Calculate MRR across multiple queries
Args:
queries_results: List of result lists, one per query
Returns:
Mean reciprocal rank (0.0 to 1.0)
"""
if not queries_results:
return 0.0
rr_sum = sum(reciprocal_rank(results) for results in queries_results)
return rr_sum / len(queries_results)
Real-World Example
Query 1: “capital of France”
- Rank 1: Paris → RR = 1/1 = 1.0 ✨
Query 2: “python tutorial”
- Rank 1: Ruby guide (irrelevant)
- Rank 2: Python docs → RR = 1/2 = 0.5
Query 3: “best pizza NYC”
- Rank 1: LA restaurants (irrelevant)
- Rank 2: Chicago pizza (irrelevant)
- Rank 3: NYC pizza guide → RR = 1/3 = 0.333
MRR = (1.0 + 0.5 + 0.333) / 3 = 0.611
Key Insights
Normalized Discounted Cumulative Gain (NDCG)
What It Measures
NDCG is the gold standard for ranking evaluation.
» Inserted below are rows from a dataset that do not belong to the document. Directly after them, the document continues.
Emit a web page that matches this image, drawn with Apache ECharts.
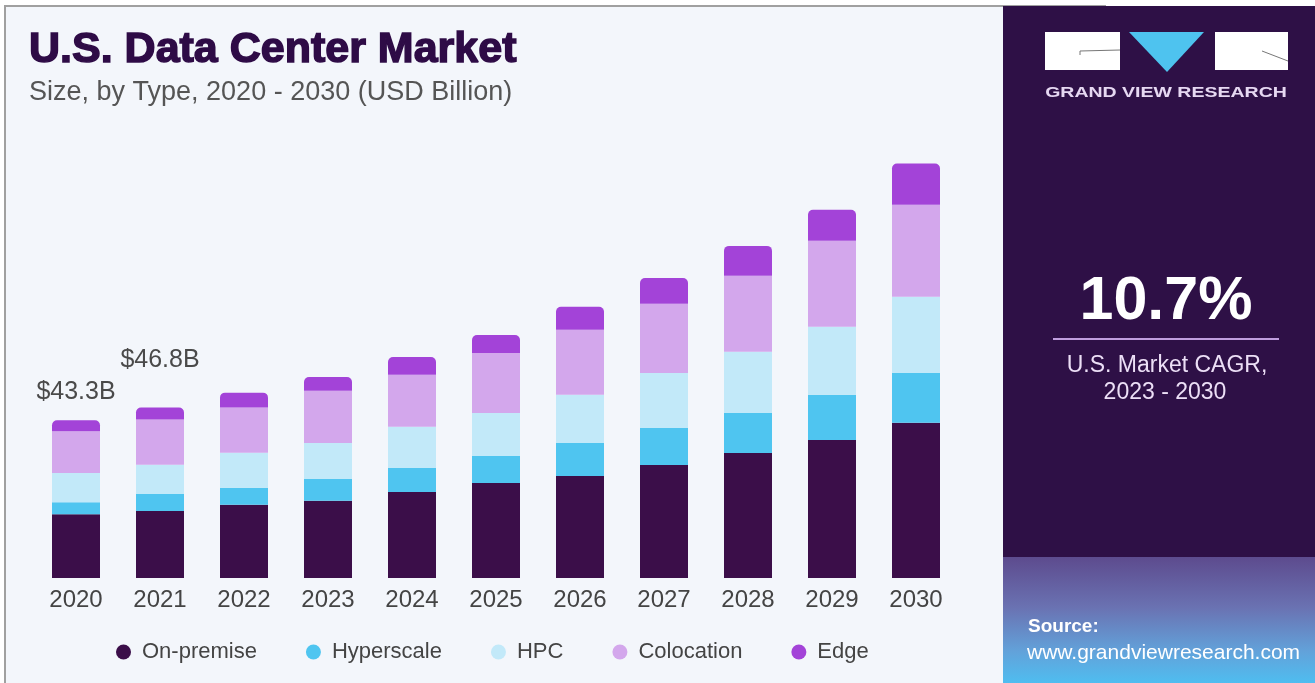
<!DOCTYPE html>
<html lang="en">
<head>
<meta charset="UTF-8">
<title>U.S. Data Center Market</title>
<script src="https://cdn.jsdelivr.net/npm/echarts@6/dist/echarts.min.js"></script>
<style>
  html, body { margin: 0; padding: 0; background: #fff; }
  #main { width: 1315px; height: 683px; }
</style>
</head>
<body>
<div id="main"></div>
<script>
// data (USD Billion)
var years = ['2020', '2021', '2022', '2023', '2024', '2025', '2026', '2027', '2028', '2029', '2030'];
var onPremise  = [17.5, 18.4, 20.1, 21.2, 23.6, 26.1, 28.0, 31.0, 34.3, 37.9, 42.6];
var hyperscale = [3.3, 4.7, 4.7, 6.0, 6.6, 7.4, 9.1, 10.2, 11.0, 12.4, 13.7];
var hpc        = [8.0, 8.0, 9.6, 9.9, 11.3, 11.8, 13.2, 15.1, 16.8, 18.7, 20.9];
var colocation = [11.5, 12.4, 12.4, 14.3, 14.3, 16.5, 17.9, 19.0, 20.9, 23.6, 25.3];
var edge       = [3.0, 3.3, 4.1, 3.8, 4.9, 4.9, 6.3, 7.1, 8.2, 8.5, 11.3];
var topLabels  = ['$43.3B', '$46.8B', '', '', '', '', '', '', '', '', ''];
var labelGap   = [16, 35];

var colors = ['#3b0e49', '#4fc5f0', '#c2e9f9', '#d3a7ec', '#a343d8'];
var font = '"Liberation Sans", Arial, sans-serif';

var myChart = echarts.init(document.getElementById('main'));

// edge is the top segment, it carries the total labels
var edgeData = edge.map(function (v, i) {
  if (!topLabels[i]) return v;
  return {
    value: v,
    label: {
      show: true, position: 'top', distance: labelGap[i],
      formatter: topLabels[i], fontSize: 25, color: '#4a4a4a', fontFamily: font
    }
  };
});

function barSeries(name, data, idx) {
  return {
    name: name,
    type: 'bar',
    stack: 'total',
    barWidth: 48,
    data: data,
    itemStyle: { color: colors[idx], borderRadius: idx === 4 ? [5, 5, 0, 0] : 0 },
    emphasis: { disabled: true }
  };
}

var option = {
  backgroundColor: '#ffffff',
  animation: false,
  title: {
    text: 'U.S. Data Center Market',
    subtext: 'Size, by Type, 2020 - 2030 (USD Billion)',
    left: 24,
    top: 24,
    itemGap: 6,
    textStyle: {
      fontFamily: font, fontSize: 43, fontWeight: 'bold', color: '#2e0b46',
      textBorderColor: '#2e0b46', textBorderWidth: 1.5
    },
    subtextStyle: { fontFamily: font, fontSize: 27, color: '#555555' }
  },
  legend: {
    left: 111,
    top: 636,
    icon: 'circle',
    itemWidth: 15,
    itemHeight: 15,
    itemGap: 49,
    textStyle: { fontFamily: font, fontSize: 22, color: '#444444', padding: [0, 0, 0, 6] },
    data: ['On-premise', 'Hyperscale', 'HPC', 'Colocation', 'Edge']
  },
  grid: { left: 34, right: 357, top: 141, bottom: 105 },
  xAxis: {
    type: 'category',
    data: years,
    axisLine: { show: false },
    axisTick: { show: false },
    axisLabel: { fontFamily: font, fontSize: 24, color: '#444444', margin: 10 }
  },
  yAxis: {
    type: 'value',
    min: 0,
    max: 120,
    show: false,
    splitLine: { show: false }
  },
  graphic: {
    elements: [
      // left light panel with thin grey frame
      { type: 'rect', z: -10, shape: { x: 5, y: 6, width: 1100, height: 700 },
        style: { fill: '#f3f6fb', stroke: '#a0a0a0', lineWidth: 2 } },
      // right dark panel
      { type: 'rect', z: -9, shape: { x: 1003, y: 6, width: 312, height: 677 },
        style: { fill: '#2e1046' } },
      { type: 'rect', z: -8, shape: { x: 1003, y: 557, width: 312, height: 126 },
        style: {
          fill: {
            type: 'linear', x: 0, y: 0, x2: 0, y2: 1,
            colorStops: [
              { offset: 0, color: '#5d4b8e' },
              { offset: 0.4, color: '#6a72b2' },
              { offset: 0.75, color: '#62a2da' },
              { offset: 1, color: '#4fbdf0' }
            ]
          }
        } },
      // logo
      { type: 'rect', z: 5, shape: { x: 1045, y: 32, width: 75, height: 38 }, style: { fill: '#ffffff' } },
      { type: 'polygon', z: 5, shape: { points: [[1129, 32], [1204, 32], [1167, 72]] }, style: { fill: '#4ec3ef' } },
      { type: 'rect', z: 5, shape: { x: 1215, y: 32, width: 73, height: 38 }, style: { fill: '#ffffff' } },
      { type: 'polyline', z: 6, shape: { points: [[1080, 55], [1080, 51], [1120, 50]] }, style: { stroke: '#777', lineWidth: 1, fill: null } },
      { type: 'polyline', z: 6, shape: { points: [[1262, 51], [1288, 61]] }, style: { stroke: '#777', lineWidth: 1, fill: null } },
      { type: 'text', z: 5, x: 1166, y: 93, scaleX: 1.3, style: {
          x: 0, y: 0, text: 'GRAND VIEW RESEARCH', align: 'center', verticalAlign: 'middle',
          font: 'bold 15px ' + font, fill: '#e6d8f2'
        } },
      // CAGR block
      { type: 'text', z: 5, style: {
          x: 1166, y: 302, text: '10.7%', align: 'center', verticalAlign: 'middle',
          font: 'bold 61px ' + font, fill: '#ffffff'
        } },
      { type: 'line', z: 5, shape: { x1: 1053, y1: 339, x2: 1279, y2: 339 }, style: { stroke: '#c09ede', lineWidth: 2 } },
      { type: 'text', z: 5, style: {
          x: 1167, y: 366, text: 'U.S. Market CAGR,', align: 'center', verticalAlign: 'middle',
          font: '23px ' + font, fill: '#ecdff6'
        } },
      { type: 'text', z: 5, style: {
          x: 1165, y: 393, text: '2023 - 2030', align: 'center', verticalAlign: 'middle',
          font: '23px ' + font, fill: '#ecdff6'
        } },
      // source
      { type: 'text', z: 5, style: {
          x: 1028, y: 627, text: 'Source:', align: 'left', verticalAlign: 'middle',
          font: 'bold 19px ' + font, fill: '#ffffff'
        } },
      { type: 'text', z: 5, style: {
          x: 1027, y: 653, text: 'www.grandviewresearch.com', align: 'left', verticalAlign: 'middle',
          font: '21px ' + font, fill: '#ffffff'
        } }
    ]
  },
  series: [
    barSeries('On-premise', onPremise, 0),
    barSeries('Hyperscale', hyperscale, 1),
    barSeries('HPC', hpc, 2),
    barSeries('Colocation', colocation, 3),
    barSeries('Edge', edgeData, 4)
  ]
};

myChart.setOption(option);
</script>
</body>
</html>
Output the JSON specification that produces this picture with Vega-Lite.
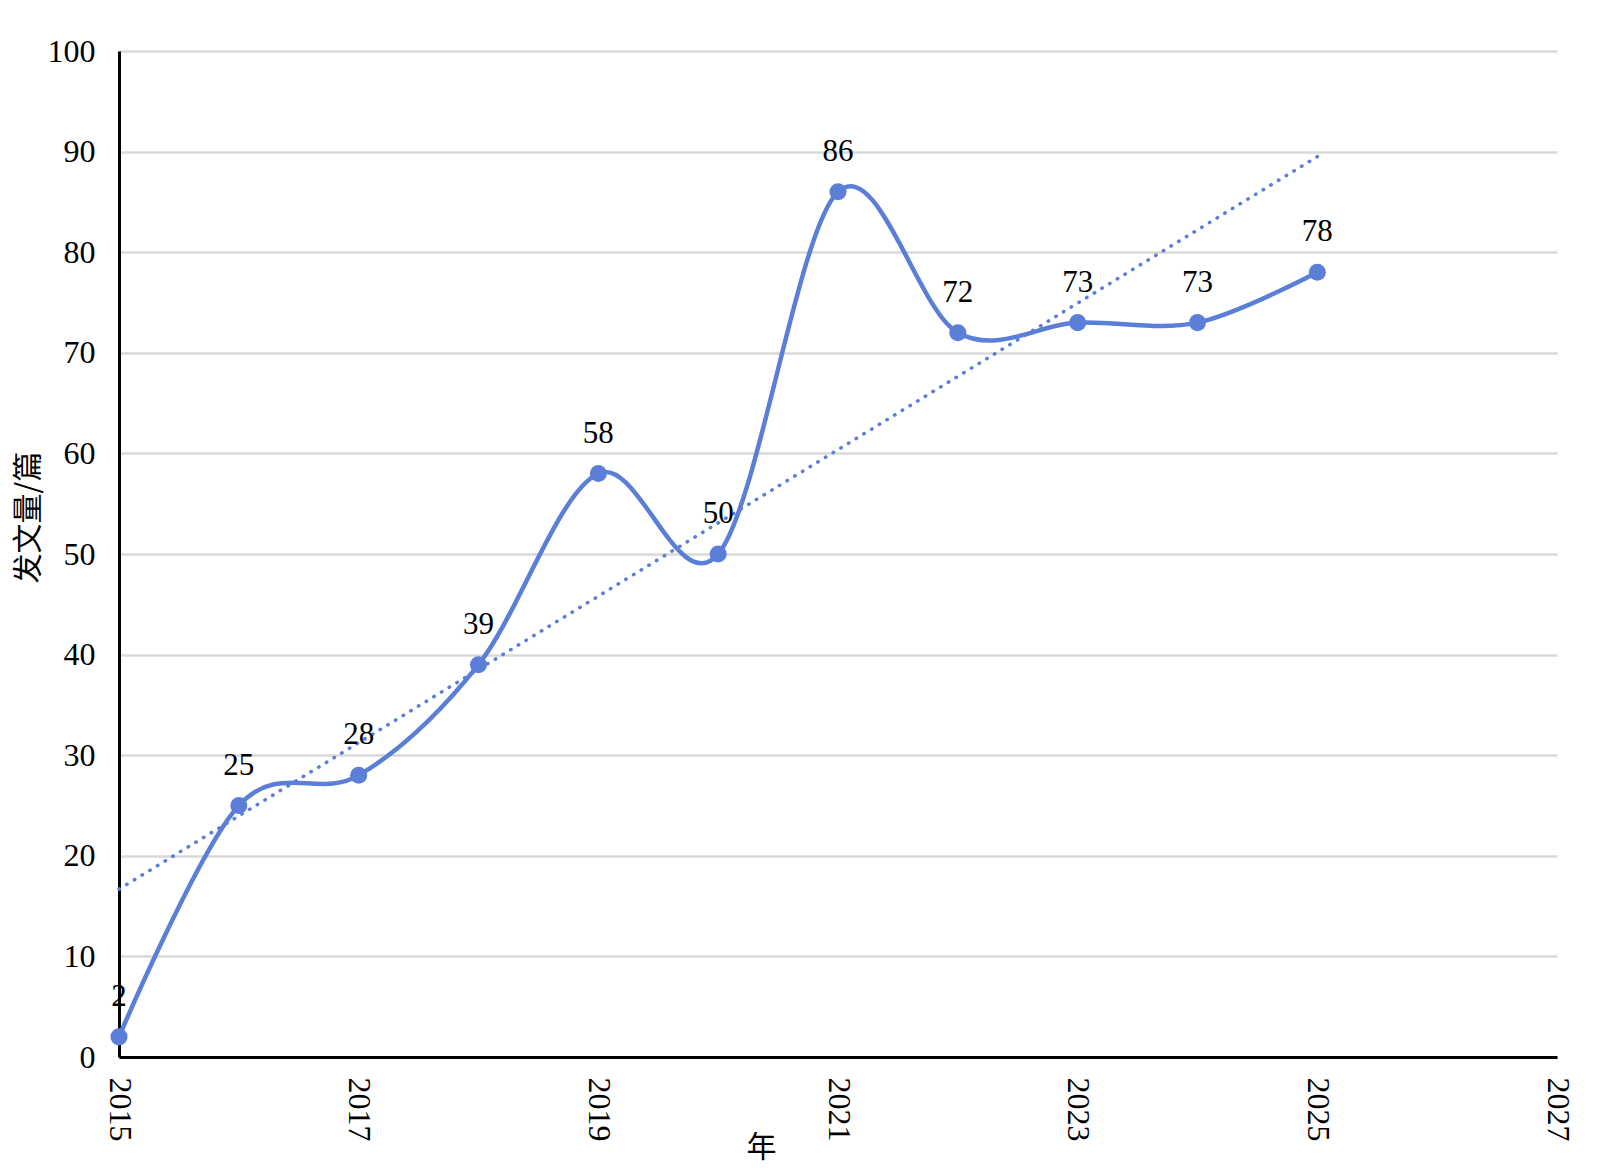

Unlike previous metrics that treat all relevant documents equally, NDCG allows for graded relevance (e.g., highly relevant, somewhat relevant, not relevant) and heavily penalizes placing relevant docs lower in the ranking.
Formula
Step 1 - Discounted Cumulative Gain (DCG):
DCG@K = Σ(rel_i / log2(i + 1))
where:
rel_i = relevance score of document at position i
i = rank position (1, 2, 3, ...)
log2(i + 1) = discount factor (penalizes lower positions)
Step 2 - Ideal DCG (IDCG):
IDCG@K = DCG of the perfect ranking (all docs sorted by relevance)
Step 3 - Normalized DCG:
NDCG@K = DCG@K / IDCG@K Python Implementation
import math
from typing import List
def dcg_at_k(relevances: List[float], k: int) -> float:
"""
Calculate Discounted Cumulative Gain at K
Args:
relevances: List of relevance scores (higher = more relevant)
k: Number of top results to consider
Returns:
DCG score
"""
dcg = 0.0
for i, rel in enumerate(relevances[:k], start=1):
dcg += rel / math.log2(i + 1)
return dcg
def ndcg_at_k(relevances: List[float], k: int) -> float:
"""
Calculate Normalized Discounted Cumulative Gain at K
Args:
relevances: List of relevance scores in retrieved order
k: Number of top results to consider
Returns:
NDCG score (0.0 to 1.0)
"""
# Calculate DCG for actual ranking
dcg = dcg_at_k(relevances, k)
# Calculate IDCG (ideal ranking - sorted by relevance descending)
ideal_relevances = sorted(relevances, reverse=True)
idcg = dcg_at_k(ideal_relevances, k)
if idcg == 0:
return 0.0
return dcg / idcg
Real-World Example
Query: “best laptop for programming”
Your system returns (with graded relevance 0-3):
| Rank | Document | Relevance | Discount (1/log2(rank+1)) | Contribution |
|---|---|---|---|---|
| 1 | ”Top Programming Laptops 2024” | 3 | 1/log2(2) = 1.000 | 3.000 |
| 2 | ”Developer Laptop Guide” | 2 | 1/log2(3) = 0.631 | 1.262 |
| 3 | ”Gaming Laptop Review” | 0 | 1/log2(4) = 0.500 | 0.000 |
| 4 | ”Budget Coding Laptops” | 1 | 1/log2(5) = 0.431 | 0.431 |
| 5 | ”MacBook Pro for Developers” | 2 | 1/log2(6) = 0.387 | 0.774 |
DCG@5 = 3.000 + 1.262 + 0.000 + 0.431 + 0.774 = 5.467
Ideal ranking (sorted by relevance): [3, 2, 2, 1, 0]
| Rank | Relevance | Discount | Contribution |
|---|---|---|---|
| 1 | 3 | 1.000 | 3.000 |
| 2 | 2 | 0.631 | 1.262 |
| 3 | 2 | 0.500 | 1.000 |
| 4 | 1 | 0.431 | 0.431 |
| 5 | 0 | 0.387 | 0.000 |
IDCG@5 = 3.000 + 1.262 + 1.000 + 0.431 + 0.000 = 5.693
NDCG@5 = 5.467 / 5.693 = 0.960 (96%)
This is a very good ranking! The system is close to optimal.
Key Insights
Final Thoughts
In the world of search engines, delivering the right result at the right time is everything. Evaluation metrics provide the tools to measure and improve that ability. By tracking these metrics, developers can fine-tune their systems to make sure users always get the best possible results.